Acquiring education and wealth have long been said to be the best way for Blacks to counteract racism, but a new federal housing complaint highlights how even African-Americans with the income to buy homes in affluent areas face discrimination.
Filed almost 50 years after the passage of the Fair Housing Act, the Sept. 9 complaint alleges that real estate agents in Jackson, Miss., steered Black home buyers with the means to live in high-income neighborhoods away from such areas to keep neighborhoods racially segregated.
The complaint specifically accuses Lorgroup LLC and real estate agents in the RE/MAX Alliance/Lee Garland and Rita Jensen Team in Mississippi of wrongdoing. The National Fair Housing Alliance filed the complaint after a year-long investigation in which whites and Blacks contacted the company, posing as home buyers interested in viewing homes in Jackson. Both sets of fake home buyers were equally qualified and had similar preferences for homes. Yet, they unearthed a pattern of discrimination.

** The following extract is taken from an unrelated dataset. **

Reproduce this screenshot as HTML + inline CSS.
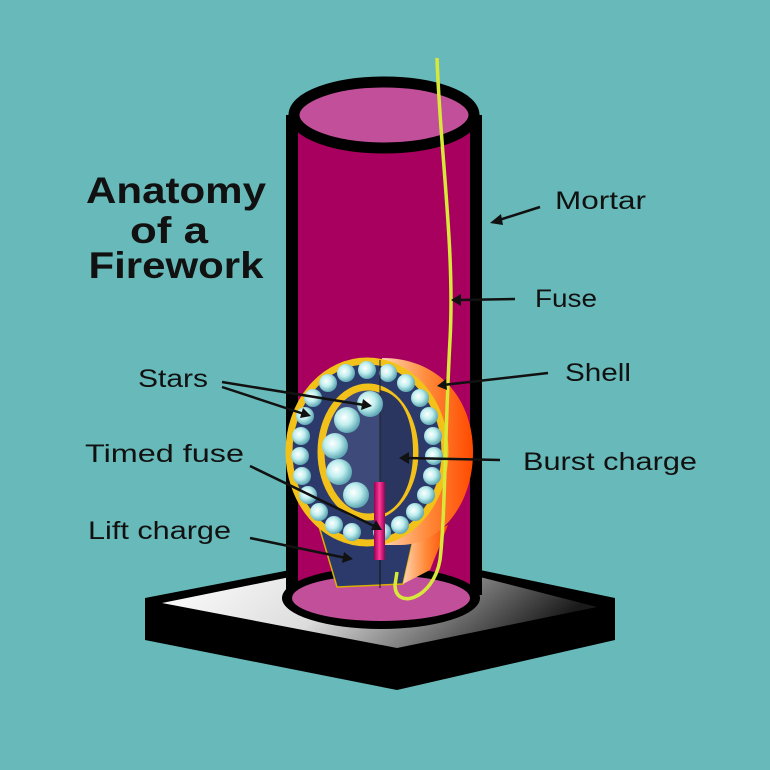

“The agents steered the white home seekers away from interracial neighborhoods in Jackson, which is majority African American, and into majority white areas such as Pearl, Ridgeland, Richland, Clinton, Madison County, Rankin County, and Palahatchie,” the National Fair Housing Alliance found. “Conversely, the African American testers who inquired about properties in the Jackson area were often never called back and were generally provided very limited information.”
And when a White tester and a Black tester both inquired about a foreclosed property in Jackson, the real estate agent prevented the white tester from viewing the property, telling the individual the home was under contract. Then, the agent steered the white tester to homes in mostly white neighborhoods, while the African-American tester never received so much as a phone call from the agent, despite leaving several messages. Ultimately, the Black tester was denied the chance to view area homes.
All in all, White home buyers were prevented from viewing homes in majority-Black areas, while Black home buyers were closed off from viewing a variety of homes. Shockingly, agents even refused to show homes to Blacks with more income, more money for down payments and better credit than their White counterparts.
The National Fair Housing Alliance specifically named the following real estate agents in the complaint: Lee Garland, Randy Inman, Lisa Bourgoyne and Chase Belk. But these complaints are not limited to agents in the South. Similar federal housing complaints have been filed in Chicago, Detroit, New York, Philadelphia, Pittsburgh, Dayton and Washington, D.C. Clearly, housing discrimination doesn’t end at the Mason-Dixon line.
In Northern cities, as well as Austin, San Antonio, Atlanta and Birmingham, both Black and Latino home buyers received the short shrift from real estate agents.
“Despite being better qualified financially, Black and Latino testers were shown fewer homes than their white peers, were often denied information about special incentives that would have made the purchase easier, and were required to produce loan pre-approval letters and other documents when whites were not,” the New York Times reports.
Repeatedly, real estate agents directed Blacks to live in areas with mostly Black schools, and Latinos to live in areas with mostly Latino schools. Unfortunately, public schools with high concentrations of children of color continue to under perform, with a dearth of highly qualified teachers and less economic diversity among families. Denying home buyers of color the chance to send their children to racially and economically diverse schools further erodes the gains that middle-class minorities have made.
Preventing home buyers of color from owning property in the best neighborhoods also hurts them financially, as it stops them from acquiring the homes with the most value.
Housing discrimination sends a powerful message to the African-Americans who’ve supposedly done all the right things to achieve the American Dream. They’ve pursued higher education, landed high-paying jobs and entered the middle- or upper-class. Yet, they’re still “not good enough” to live in the neighborhoods they prefer.